Locate all lines in the data below that hold "chart" and show them.

───

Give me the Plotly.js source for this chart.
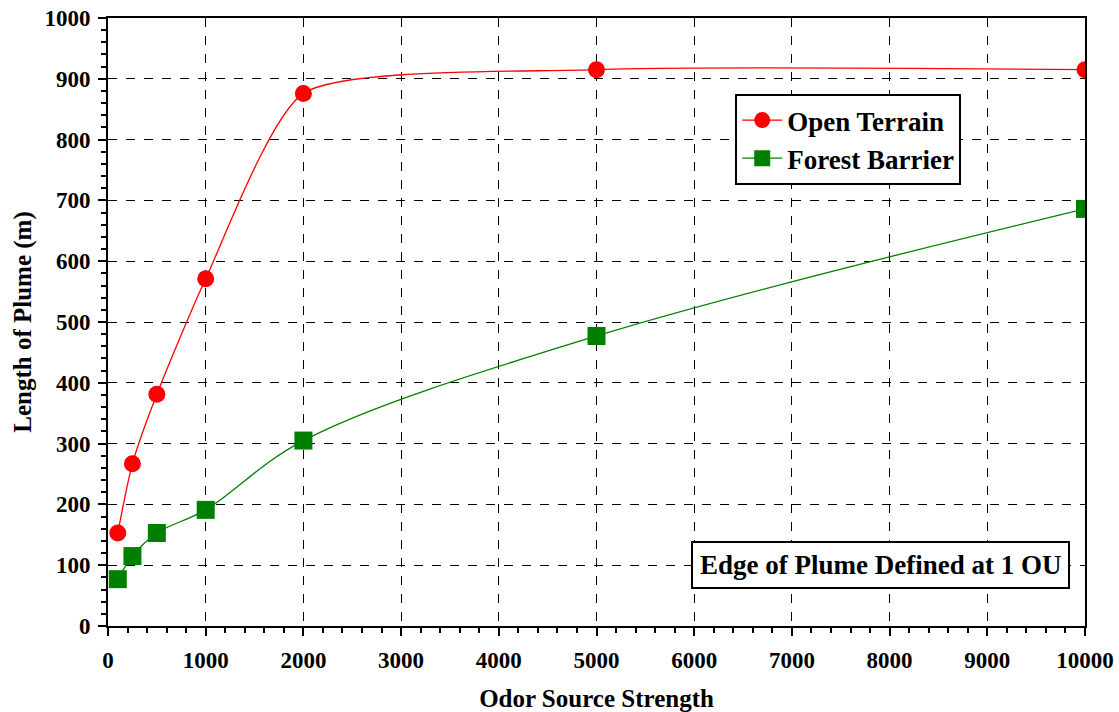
<!DOCTYPE html>
<html>
<head>
<meta charset="utf-8">
<script src="https://cdn.plot.ly/plotly-3.0.1.min.js"></script>
<style>body{margin:0;background:#fff}#chart{width:1119px;height:712px}</style>
</head>
<body>
<div id="chart"></div>
<script>
const sourceStrength = [100, 250, 500, 1000, 2000, 5000, 10000];
const openTerrain = [153, 267, 381, 571, 876, 915, 915];
const forestBarrier = [77, 115, 153, 191, 305, 477, 686];
const seriesNames = ["Open Terrain", "Forest Barrier"];
const noteText = "Edge of Plume Defined at 1 OU";

const font = "Liberation Serif, Times New Roman, serif";

const traces = [
  {
    x: sourceStrength, y: openTerrain, name: seriesNames[0],
    mode: "lines+markers", type: "scatter",
    line: {color: "#ff0000", width: 1.3, shape: "spline", smoothing: 0.6},
    marker: {color: "#ff0000", symbol: "circle", size: 17}
  },
  {
    x: sourceStrength, y: forestBarrier, name: seriesNames[1],
    mode: "lines+markers", type: "scatter",
    line: {color: "#008000", width: 1.3, shape: "spline", smoothing: 1},
    marker: {color: "#008000", symbol: "square", size: 18}
  }
];

const axisCommon = {
  showline: true, linecolor: "#000", linewidth: 2, mirror: true,
  showgrid: true, gridcolor: "#000", gridwidth: 1, griddash: "dash",
  zeroline: false, ticks: "outside", ticklen: 8, tickwidth: 2, tickcolor: "#000",
  tickformat: "d",
  tickfont: {family: font, size: 23, color: "#000", weight: "bold"}
};

const layout = {
  width: 1119, height: 712,
  margin: {l: 108, r: 34, t: 18, b: 86},
  paper_bgcolor: "#fff", plot_bgcolor: "#fff",
  showlegend: true,
  legend: {
    x: 0.642, y: 0.875, xanchor: "left", yanchor: "top",
    bgcolor: "#fff", bordercolor: "#000", borderwidth: 2,
    font: {family: font, size: 27, color: "#000", weight: "bold"},
    itemwidth: 40, tracegroupgap: 0
  },
  xaxis: Object.assign({}, axisCommon, {
    range: [0, 10000], tick0: 0, dtick: 1000, ticklabelstandoff: 4,
    minor: {dtick: 200, ticks: "outside", ticklen: 5, tickwidth: 1.5, tickcolor: "#000", showgrid: false},
    title: {text: "Odor Source Strength", font: {family: font, size: 25, color: "#000", weight: "bold"}, standoff: 18}
  }),
  yaxis: Object.assign({}, axisCommon, {
    range: [0, 1000], tick0: 0, dtick: 100, ticklabelstandoff: 3,
    minor: {dtick: 20, ticks: "outside", ticklen: 5, tickwidth: 1.5, tickcolor: "#000", showgrid: false},
    title: {text: "Length of Plume (m)", font: {family: font, size: 25, color: "#000", weight: "bold"}, standoff: 6}
  }),
  annotations: [{
    xref: "paper", yref: "paper", x: 0.985, y: 0.1, xanchor: "right", yanchor: "middle",
    text: noteText, showarrow: false,
    font: {family: font, size: 27, color: "#000", weight: "bold"},
    bordercolor: "#000", borderwidth: 2, borderpad: 7, bgcolor: "#fff"
  }]
};

Plotly.newPlot("chart", traces, layout, {displayModeBar: false});
</script>
</body>
</html>
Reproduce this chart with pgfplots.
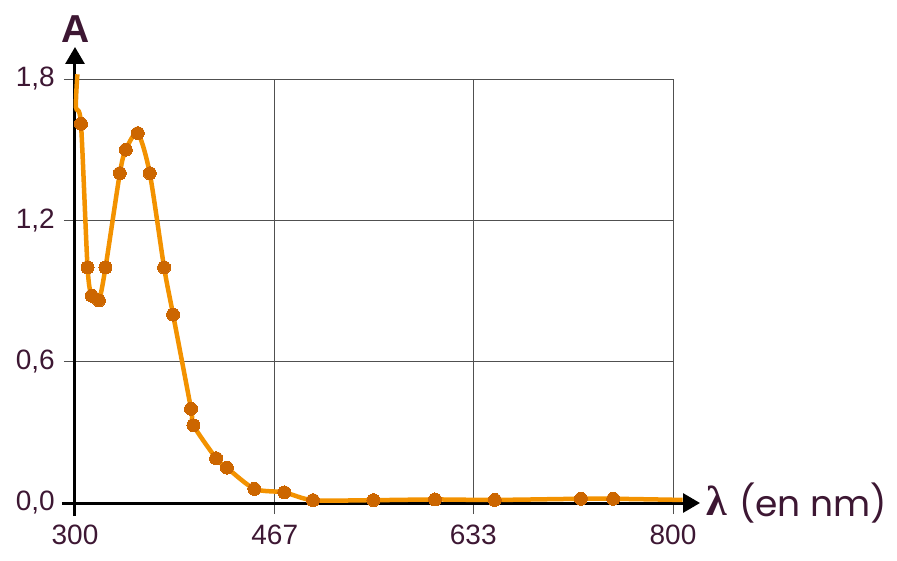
\documentclass[border=0pt]{standalone}
\usepackage{pgfplots}
\pgfplotsset{compat=1.18}
\usepackage{fontspec}
\setmainfont{Liberation Sans}
\newfontfamily\popfont{Poppins}
\newfontfamily\serifbold{Liberation Serif}
\usetikzlibrary{arrows.meta}
\definecolor{txt}{RGB}{61,23,51}
\definecolor{lineor}{RGB}{243,146,0}
\definecolor{markor}{RGB}{204,102,0}
\definecolor{gridc}{RGB}{80,80,80}
\begin{document}
\begin{tikzpicture}
\useasboundingbox (-75pt,-57pt) rectangle (822pt,503pt);
\begin{axis}[
  at={(0,0)}, anchor=south west,
  scale only axis, width=598pt, height=424pt,
  xmin=300, xmax=800, ymin=0, ymax=1.8,
  clip=false,
  axis line style={gridc, line width=0.8pt},
  xtick={300,467,633,800}, xticklabels={300,467,633,800},
  ytick={0,0.6,1.2,1.8}, yticklabels={{0,0},{0,6},{1,2},{1,8}},
  xtick pos=left, ytick pos=left,
  grid=major, major grid style={gridc, line width=0.8pt},
  tick align=outside, major tick length=11pt,
  tick style={gridc, line width=0.8pt},
  ticklabel style={font=\fontsize{28}{28}\selectfont, text=txt},
  xticklabel style={anchor=north, inner sep=0pt, yshift=-11pt},
  yticklabel style={anchor=east, inner sep=0pt, xshift=-9pt},
]
\draw[black, line width=3pt, -{Triangle[length=17pt,width=19pt]}] ([xshift=-13pt]axis cs:300,0) -- ([xshift=625pt]axis cs:300,0);
\draw[black, line width=3pt, -{Triangle[length=17pt,width=19pt]}] ([yshift=-13pt]axis cs:300,0) -- ([yshift=456pt]axis cs:300,0);
\addplot[lineor, line width=4.5pt, smooth, tension=0.45, no marks] coordinates {
(302,1.82) (300.8,1.68) (305,1.61) (310.5,1.0) (314,0.88) (320,0.86) (325.5,1.0)
(337.5,1.4) (342.5,1.5) (352.5,1.57) (362.5,1.4) (374.5,1.0) (382,0.8)
(397,0.4) (399,0.33) (418,0.19) (427,0.15) (450,0.06) (475,0.045)
(499,0.012) (549.5,0.012) (601,0.015) (651,0.013) (723,0.018) (750,0.018) (808,0.013)
};
\addplot[markor, only marks, mark=*, mark size=6.5pt, mark options={draw=markor, fill=markor, line width=0pt}] coordinates {
(305,1.61) (310.5,1.0) (314,0.88) (320,0.86) (325.5,1.0)
(337.5,1.4) (342.5,1.5) (352.5,1.57) (362.5,1.4) (374.5,1.0) (382,0.8)
(397,0.4) (399,0.33) (418,0.19) (427,0.15) (450,0.06) (475,0.045)
(499,0.012) (549.5,0.012) (601,0.015) (651,0.013) (723,0.018) (750,0.018)
};
\end{axis}
\node[anchor=base, inner sep=0pt, text=txt, font=\bfseries\fontsize{39}{39}\selectfont] at (1pt,460pt) {A};
\node[anchor=base west, inner sep=0pt, text=txt, font=\serifbold\bfseries\fontsize{42}{42}\selectfont] at (631pt,-12pt) {λ};
\node[anchor=base west, inner sep=0pt, text=txt, font=\popfont\fontsize{36}{36}\selectfont] at (664pt,-13pt) {(en nm)};
\end{tikzpicture}
\end{document}
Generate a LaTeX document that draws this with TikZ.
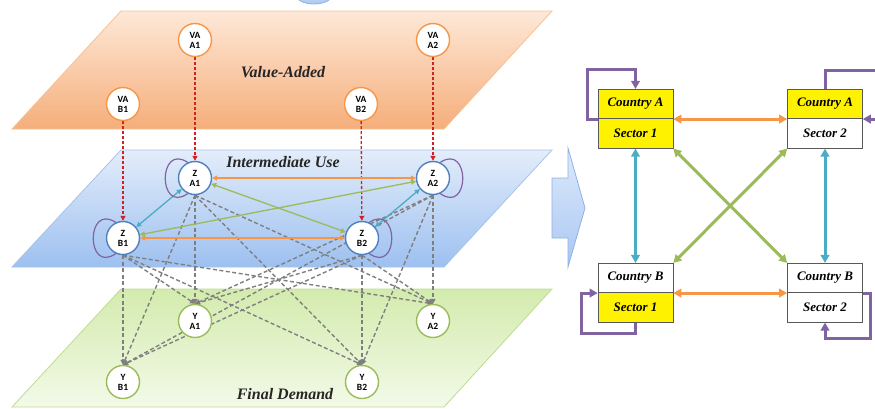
\documentclass[tikz,border=0pt]{standalone}
\usepackage{fontspec}
\setmainfont{Liberation Serif}
\newfontfamily\nodefont{Carlito}
\usetikzlibrary{arrows.meta,calc}
\definecolor{cOrange}{HTML}{F79646}
\definecolor{cTeal}{HTML}{4BACC6}
\definecolor{cGreen}{HTML}{9BBB59}
\definecolor{cPurple}{HTML}{8064A2}
\definecolor{cBlue}{HTML}{4F81BD}
\definecolor{cRed}{HTML}{D42020}
\definecolor{cGrey}{HTML}{7F7F7F}
\definecolor{oTop}{HTML}{FEE8D8}
\definecolor{oBot}{HTML}{F5AE7A}
\definecolor{oEdge}{HTML}{F9C18F}
\definecolor{bTop}{HTML}{E3EDFA}
\definecolor{bBot}{HTML}{9DC0F0}
\definecolor{bEdge}{HTML}{A6C3EA}
\definecolor{gTop}{HTML}{D3EBAE}
\definecolor{gBot}{HTML}{F3FAE9}
\definecolor{gEdge}{HTML}{BEDC92}
\definecolor{chTop}{HTML}{DDE9FB}
\definecolor{chBot}{HTML}{A9C7F2}
\definecolor{chEdge}{HTML}{8EB2E6}
\definecolor{boxEdge}{HTML}{595959}
\pgfdeclarelayer{bg}
\pgfsetlayers{bg,main}
\tikzset{
  circnode/.style={circle, fill=white, line width=1.4pt, minimum size=33pt, inner sep=0pt,
    align=center, font=\nodefont\bfseries\fontsize{9.5}{10}\selectfont},
  vanode/.style={circnode, draw=cOrange},
  znode/.style={circnode, draw=cBlue},
  ynode/.style={circnode, draw=cGreen},
  planelabel/.style={font=\bfseries\itshape\fontsize{16}{16}\selectfont, text=black!85},
  cbox/.style={draw=boxEdge, line width=0.6pt, minimum width=75pt, minimum height=29.5pt,
    inner sep=0pt, font=\bfseries\itshape\fontsize{13}{13}\selectfont},
  smalltip/.style={-{Triangle[length=5pt,width=5pt]}},
  bothsmall/.style={{Triangle[length=5pt,width=5pt]}-{Triangle[length=5pt,width=5pt]}},
  oarrow/.style={bothsmall, draw=cOrange, line width=1.3pt},
  tarrow/.style={bothsmall, draw=cTeal, line width=1.3pt},
  garrow/.style={bothsmall, draw=cGreen, line width=1.3pt},
  redflow/.style={smalltip, draw=cRed, line width=1.3pt, dash pattern=on 3pt off 2pt},
  greyflow/.style={smalltip, draw=cGrey, line width=1.4pt, dash pattern=on 4pt off 2.5pt},
  zloop/.style={draw=cPurple, line width=1.2pt},
  bigboth/.style={{Triangle[length=8pt,width=8.5pt]}-{Triangle[length=8pt,width=8.5pt]}, line width=3pt},
  bigone/.style={-{Triangle[length=8pt,width=8.5pt]}, line width=3pt, draw=cPurple},
}
\begin{document}
\begin{tikzpicture}[x=1pt,y=-1pt]
\useasboundingbox (0,0) rectangle (875,408);

% ---------- planes ----------
\begin{pgfonlayer}{bg}
\shadedraw[top color=chTop, bottom color=chBot, draw=chEdge, line width=0.8pt]
  (314,-5) ellipse [x radius=18pt, y radius=9pt];
\shadedraw[top color=oTop, bottom color=oBot, draw=oEdge, line width=0.8pt]
  (121,11) -- (552,11) -- (444,129) -- (12,129) -- cycle;
\shadedraw[top color=bTop, bottom color=bBot, draw=bEdge, line width=0.8pt]
  (121,150) -- (552,150) -- (444,267) -- (12,267) -- cycle;
\shadedraw[top color=gTop, bottom color=gBot, draw=gEdge, line width=0.8pt]
  (121,289) -- (552,289) -- (444,407) -- (12,407) -- cycle;
% chevron arrow
\shadedraw[top color=chTop, bottom color=chBot, draw=chEdge, line width=0.8pt]
  (552,178) -- (568,178) -- (568,148) -- (585,208) -- (568,267) -- (568,238) -- (552,238) -- cycle;
\end{pgfonlayer}

% ---------- plane labels ----------
\node[planelabel] (lva) at (283,72) {Value-Added};
\node[planelabel] (liu) at (283,162) {Intermediate Use};
\node[planelabel] (lfd) at (285,394) {Final Demand};

% ---------- left nodes ----------
\node[vanode] (vaa1) at (195,40) {VA\\A1};
\node[vanode] (vaa2) at (433,40) {VA\\A2};
\node[vanode] (vab1) at (123,104) {VA\\B1};
\node[vanode] (vab2) at (361,104) {VA\\B2};
\node[znode] (za1) at (195,178) {Z\\A1};
\node[znode] (za2) at (433,178) {Z\\A2};
\node[znode] (zb1) at (123,238) {Z\\B1};
\node[znode] (zb2) at (362,238) {Z\\B2};
\node[ynode] (ya1) at (195,321) {Y\\A1};
\node[ynode] (ya2) at (433,321) {Y\\A2};
\node[ynode] (yb1) at (123,382) {Y\\B1};
\node[ynode] (yb2) at (362,382) {Y\\B2};

% ---------- left connectors ----------
\begin{pgfonlayer}{bg}
\foreach \z in {za1,za2,zb1,zb2}{
  \foreach \y in {ya1,ya2,yb1,yb2}{
    \draw[greyflow] (\z.south) -- (\y.north);
  }
}
\draw[redflow] (vaa1) -- (za1);
\draw[redflow] (vaa2) -- (za2);
\draw[redflow] (vab1) -- (zb1);
\draw[redflow] (vab2) -- (zb2);
\draw[oarrow] (za1) -- (za2);
\draw[oarrow] (zb1) -- (zb2);
\draw[tarrow] (za1) -- (zb1);
\draw[tarrow] (za2) -- (zb2);
\draw[garrow] (za1) -- (zb2);
\draw[garrow] (za2) -- (zb1);
\draw[zloop] (za1.115) .. controls +(-30,-20) and +(-30,21) .. (za1.245);
\draw[zloop] (zb1.115) .. controls +(-30,-20) and +(-30,21) .. (zb1.245);
\draw[zloop] (za2.65) .. controls +(30,-20) and +(30,21) .. (za2.295);
\draw[zloop] (zb2.65) .. controls +(30,-20) and +(30,21) .. (zb2.295);
\end{pgfonlayer}

% ---------- right panel boxes ----------
\node[cbox, fill=yellow] (ca1t) at (635.5,104) {Country A};
\node[cbox, fill=yellow] (ca1b) at (635.5,133.5) {Sector 1};
\node[cbox, fill=yellow] (ca2t) at (825,104) {Country A};
\node[cbox, fill=white]  (ca2b) at (825,133.5) {Sector 2};
\node[cbox, fill=white]  (cb1t) at (635.5,278) {Country B};
\node[cbox, fill=yellow] (cb1b) at (635.5,307.5) {Sector 1};
\node[cbox, fill=white]  (cb2t) at (825,278) {Country B};
\node[cbox, fill=white]  (cb2b) at (825,307.5) {Sector 2};

% ---------- right panel connectors ----------
\draw[bigboth, draw=cOrange] (ca1t.south east) -- (ca2t.south west);
\draw[bigboth, draw=cOrange] (cb1t.south east) -- (cb2t.south west);
\draw[bigboth, draw=cTeal] (ca1b.south) -- (cb1t.north);
\draw[bigboth, draw=cTeal] (ca2b.south) -- (cb2t.north);
\draw[bigboth, draw=cGreen] (ca1b.south east) -- (cb2t.north west);
\draw[bigboth, draw=cGreen] (ca2b.south west) -- (cb1t.north east);
\draw[bigone] (ca1t.south west) -| (587,69) -| (ca1t.north);
\draw[bigone] (ca2t.north) |- (882,70) |- (ca2t.south east);
\draw[bigone] (cb1b.south) |- (581,333) |- (cb1t.south west);
\draw[bigone] (cb2t.south east) -| (870,338) -| (cb2b.south);
\end{tikzpicture}
\end{document}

───

**Full output:**
Give me the Plotly.js source for this chart.
<style>body{margin:0;background:#fff}#chart{width:1119px;height:712px}</style>
<div id="chart"></div>
Plotly.newPlot("chart", traces, layout, {displayModeBar: false});
Reproduce this chart with pgfplots.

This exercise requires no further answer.